Another criticism being leveled at the movie is that Kiara is being played, this time, by newcomer Blue Ivy-Carter, daughter of Beyonce, who voices Nala in the CG remakes.  Blue Ivy-Carter is being called a “nepo baby”, a derogatory term for the son or daughter of an actor being given acting jobs based more on the perception that they got the job due to their lineage than on whether or not they can actually do the job.  Nepotism can suck in certain professions, but when a man takes a job at his father’s restaurant, that’s not nepotism.  That’s called working the family business.  The big issue with nepo babies in acting is that people have no faith in the ability for the son or daughter of an actor to be any good at acting.  Sometimes they might not even want to act and are being forced into it, but there’s no indication that this is what’s happening here.

For all we know, Ivy-Carter might have wanted to act in a Lion King movie and is looking forward to taking up the family business, so to speak.  It’s entirely possible that the framing device with Kiara and Rafiki is there just so that Ivy-Carter can be in the movie.

At this point, since none of Ivy-Carter’s work is in the trailer, we don’t know how her acting debut is going to go.  Criticizing the movie for including her is premature at best and a completely bad faith criticism at worst.  If anything, I hope she doesn’t try to interact with Lion King fans at all.  We all saw what happened to Jake Lloyd after The Phantom Menace.

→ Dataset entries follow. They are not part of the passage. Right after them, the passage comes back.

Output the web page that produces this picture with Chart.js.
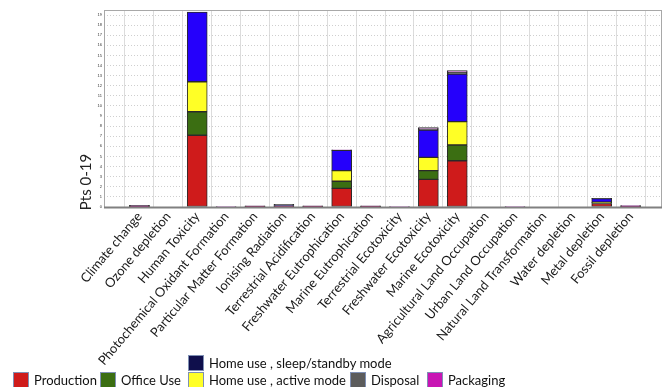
<!DOCTYPE html>
<html>
<head>
<meta charset="utf-8">
<script src="https://cdn.jsdelivr.net/npm/chart.js@4.4.1/dist/chart.umd.min.js"></script>
<style>
  body { margin: 0; background: #fff; }
  #wrap { position: relative; width: 667px; height: 387px; overflow: hidden; }
  .lg { position: absolute; font: 13px Lato, sans-serif; color: #111; white-space: nowrap; line-height: 15px; }
  .sw { position: absolute; width: 14px; height: 14px; border: 1px solid #7f90b4; }
</style>
</head>
<body>
<div id="wrap">
  <canvas id="c" width="667" height="387"></canvas>
  <div id="legend"></div>
</div>
<script>
// ── data ────────────────────────────────────────────────────────────────
const categories = [
  "Climate change", "Ozone depletion", "Human Toxicity", "Photochemical Oxidant Formation",
  "Particular Matter Formation", "Ionising Radiation", "Terrestrial Acidification",
  "Freshwater Eutrophication", "Marine Eutrophication", "Terrestrial Ecotoxicity",
  "Freshwater Ecotoxicity", "Marine Ecotoxicity", "Agricultural Land Occupation",
  "Urban Land Occupation", "Natural Land Transformation", "Water depletion",
  "Metal depletion", "Fossil depletion"
];

const production  = [0.03, 0, 7.1,  0,    0.02, 0.03, 0.02, 1.85, 0.02, 0,    2.74, 4.58, 0,    0,    0, 0, 0.35, 0.02];
const officeUse   = [0,    0, 2.33, 0,    0,    0,    0,    0.7,  0,    0,    0.86, 1.56, 0,    0,    0, 0, 0.08, 0];
const homeActive  = [0,    0, 2.97, 0,    0,    0,    0,    1.05, 0,    0,    1.32, 2.31, 0,    0,    0, 0, 0.05, 0];
const homeSleep   = [0.05, 0, 6.9,  0,    0.02, 0.12, 0.02, 2.0,  0.02, 0,    2.7,  4.7,  0,    0,    0, 0, 0.35, 0.05];
const disposal    = [0.05, 0, 0,    0,    0.05, 0.12, 0.05, 0.03, 0.05, 0,    0.1,  0.2,  0,    0,    0, 0, 0.03, 0.05];
const packaging   = [0.03, 0, 0,    0.04, 0.02, 0,    0.02, 0.04, 0.02, 0.04, 0.15, 0.15, 0,    0.04, 0, 0, 0,    0.03];

const yTicks = [0, 0.5, 1, 1.5, 2, 2.5, 3, 3.5, 4, 4.5, 5, 5.5, 6, 6.5, 7, 7.5, 8, 8.5, 9, 9.5,
  10, 10.5, 11, 11.5, 12, 12.5, 13, 13.5, 14, 14.5, 15, 15.5, 16, 16.5, 17, 17.5, 18, 18.5, 19];

const series = [
  { label: "Production", data: production, color: "#cf1b1b", swatch: "#cf1b1b" },
  { label: "Office Use", data: officeUse, color: "#3b6e12", swatch: "#3b6e12" },
  { label: "Home use , active mode", data: homeActive, color: "#ffff26", swatch: "#ffff26" },
  { label: "Home use , sleep/standby mode", data: homeSleep, color: "#2500fb", swatch: "#0f0f4c" },
  { label: "Disposal", data: disposal, color: "#4a4a4a", swatch: "#5c5c5c" },
  { label: "Packaging", data: packaging, color: "#cf7ad6", swatch: "#c815b4" },
];

// ── legend (html, laid out like the original two rows) ──────────────────
const legendPos = {
  "Home use , sleep/standby mode": [188, 355],
  "Production": [13, 372],
  "Office Use": [100, 372],
  "Home use , active mode": [188, 372],
  "Disposal": [350, 372],
  "Packaging": [427, 372],
};
const legendHTML = series.map((s) => {
  const [x, y] = legendPos[s.label];
  return `<div class="sw" style="left:${x}px;top:${y}px;background:${s.swatch}"></div>
    <div class="lg" style="left:${x + 21}px;top:${y + 1}px">${s.label}</div>`;
}).join("");
document.getElementById("legend").innerHTML = legendHTML;

// ── plot frame + y title ────────────────────────────────────────────────
const framePlugin = {
  id: "frame",
  afterDraw(chart) {
    const { ctx, chartArea: a } = chart;
    ctx.save();
    ctx.strokeStyle = "#a8a8a8";
    ctx.lineWidth = 1;
    ctx.strokeRect(a.left + 0.5, a.top + 0.5, a.right - a.left - 1, a.bottom - a.top);
    ctx.strokeStyle = "#808080";
    ctx.lineWidth = 2;
    ctx.beginPath();
    ctx.moveTo(a.left, a.bottom + 0.5);
    ctx.lineTo(a.right, a.bottom + 0.5);
    ctx.stroke();
    ctx.translate(86, 182);
    ctx.rotate(-Math.PI / 2);
    ctx.fillStyle = "#222";
    ctx.font = "15px Lato, sans-serif";
    ctx.textAlign = "center";
    ctx.textBaseline = "middle";
    ctx.fillText("Pts 0-19", 0, 0);
    ctx.restore();
  },
};

new Chart(document.getElementById("c"), {
  type: "bar",
  data: {
    datasets: series.map((s) => ({
      label: s.label,
      data: s.data.map((v, i) => ({ x: i, y: v })),
      backgroundColor: s.color,
      borderColor: "#2a2a2a",
      borderWidth: 1,
      borderSkipped: false,
      barThickness: 20,
    })),
  },
  options: {
    responsive: false,
    animation: false,
    layout: { padding: { top: 10, right: 5, left: 0, bottom: 0 } },
    plugins: { legend: { display: false }, tooltip: { enabled: false } },
    scales: {
      x: {
        type: "linear",
        stacked: true,
        min: -0.69,
        max: 17.55,
        afterBuildTicks: (s) => { s.ticks = categories.map((c, i) => ({ value: i })); },
        afterFit: (s) => { s.height = 180; },
        ticks: {
          autoSkip: false,
          minRotation: 50,
          maxRotation: 50,
          padding: 2,
          color: "#1a1a1a",
          font: { family: "Lato", size: 13 },
          callback: (v) => categories[v] || "",
        },
        grid: { color: "#dcdcdc", drawTicks: false },
        border: { display: false },
      },
      y: {
        stacked: true,
        min: 0,
        max: 19.5,
        afterBuildTicks: (s) => { s.ticks = yTicks.map((v) => ({ value: v })); },
        afterFit: (s) => { s.width = 104; },
        ticks: {
          padding: 2,
          color: "#333",
          font: { family: "Liberation Sans", size: 4 },
          callback: (v) => String(v),
        },
        grid: { color: "#cfcfcf", drawTicks: false },
        border: { display: false, dash: [1, 2] },
      },
    },
  },
  plugins: [framePlugin],
});
</script>
</body>
</html>
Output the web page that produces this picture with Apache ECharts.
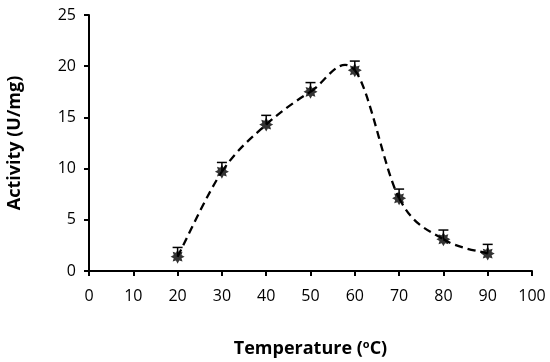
<!DOCTYPE html>
<html><head><meta charset="utf-8">
<script src="https://cdn.jsdelivr.net/npm/echarts@6/dist/echarts.min.js"></script>
<style>html,body{margin:0;padding:0;background:#fff}#c{width:550px;height:362px}</style>
</head><body><div id="c"></div>
<script>
const temps = [20, 30, 40, 50, 60, 70, 80, 90];
const activity = [1.4, 9.7, 14.3, 17.5, 19.6, 7.1, 3.1, 1.7];
const errors = [0.9, 0.9, 0.9, 0.9, 0.9, 0.9, 0.9, 0.9];
const xTicks = [0,10,20,30,40,50,60,70,80,90,100];
const yTicks = [0,5,10,15,20,25];

const FONT = '"Open Sans", "Liberation Sans", sans-serif';
const star = 'path://M50,0 L62,22 L85,15 L78,38 L100,50 L78,62 L85,85 L62,78 L50,100 L38,78 L15,85 L22,62 L0,50 L22,38 L15,15 L38,22 Z';

const pts = temps.map((t,i)=>[t,activity[i]]);

const chart = echarts.init(document.getElementById('c'), null, {renderer:'canvas'});
chart.setOption({
  animation:false,
  grid:{left:89,right:18,top:15,bottom:91,containLabel:false,outerBoundsMode:'none'},
  xAxis:{type:'value',min:xTicks[0],max:xTicks[xTicks.length-1],interval:10,
    name:'{b|Temperature (}{s|o}{b|C)}',nameLocation:'middle',nameGap:68,
    nameTextStyle:{rich:{b:{fontFamily:FONT,fontWeight:'bold',fontSize:18,color:'#000'},
      s:{fontFamily:FONT,fontWeight:'bold',fontSize:11,color:'#000',verticalAlign:'top',padding:[0,0,9,0]}}},
    axisLine:{lineStyle:{color:'#000',width:2}},
    axisTick:{show:true,length:5,lineStyle:{color:'#000',width:2}},
    axisLabel:{color:'#000',fontFamily:FONT,fontSize:16,margin:17},
    splitLine:{show:false}},
  yAxis:{type:'value',min:yTicks[0],max:yTicks[yTicks.length-1],interval:5,
    name:'Activity (U/mg)',nameLocation:'middle',nameGap:65,
    nameTextStyle:{fontFamily:FONT,fontWeight:'bold',fontSize:18,color:'#000'},
    axisLine:{show:true,lineStyle:{color:'#000',width:2}},
    axisTick:{show:true,length:5,lineStyle:{color:'#000',width:2}},
    axisLabel:{color:'#000',fontFamily:FONT,fontSize:16,margin:13},
    splitLine:{show:false}},
  series:[
    {type:'custom',z:2,data:pts,
      renderItem:function(params,api){
        const i=params.dataIndex;
        if(i>=pts.length-1) return null;
        const P=pts.map(p=>api.coord(p));
        const p0=P[Math.max(i-1,0)],p1=P[i],p2=P[i+1],p3=P[Math.min(i+2,P.length-1)];
        const k=1/6;
        return {type:'bezierCurve',shape:{x1:p1[0],y1:p1[1],x2:p2[0],y2:p2[1],
          cpx1:p1[0]+(p2[0]-p0[0])*k,cpy1:p1[1]+(p2[1]-p0[1])*k,
          cpx2:p2[0]-(p3[0]-p1[0])*k,cpy2:p2[1]-(p3[1]-p1[1])*k},
          style:{fill:null,stroke:'#000',lineWidth:2.3,lineDash:[8,5]}};
      }},
    {type:'scatter',data:pts,symbol:star,symbolSize:14,itemStyle:{color:'#000'},z:3},
    {type:'custom',z:4,data:temps.map((t,i)=>[t,activity[i],errors[i]]),
      renderItem:function(params,api){
        const x=api.value(0),y=api.value(1),e=api.value(2);
        const top=api.coord([x,y+e]),mid=api.coord([x,y]);
        const hw=5;
        return {type:'group',children:[
          {type:'line',shape:{x1:top[0],y1:top[1],x2:mid[0],y2:mid[1]},style:{stroke:'#000',lineWidth:1.5}},
          {type:'line',shape:{x1:top[0]-hw,y1:top[1],x2:top[0]+hw,y2:top[1]},style:{stroke:'#000',lineWidth:1.5}}
        ]};
      }}
  ]
});
</script></body></html>
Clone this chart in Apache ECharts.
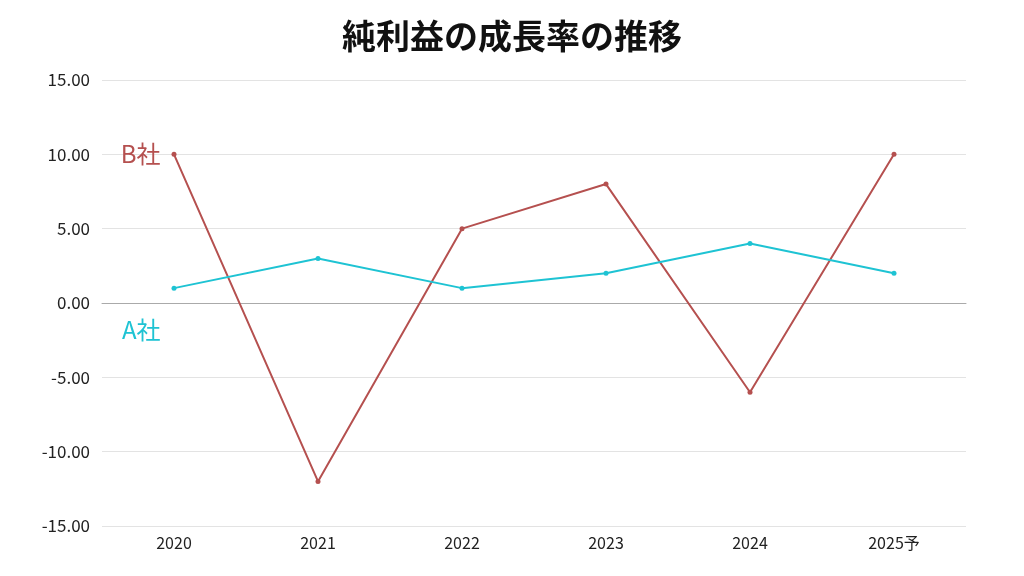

There’s also a common criticism that the CG looks worse in Mufasa than in The Lion King, but it looks fine to me, and I think people are just grasping for straws because they know their other criticisms are easily debunked or dismissed.

Believe you me, I will be first to criticize this movie if it turns out to be terrible.  But it’s a half a year too early to judge whether it’s good or not.  Let’s wait for a few more trailers and maybe even wait until December for the movie to actually come out.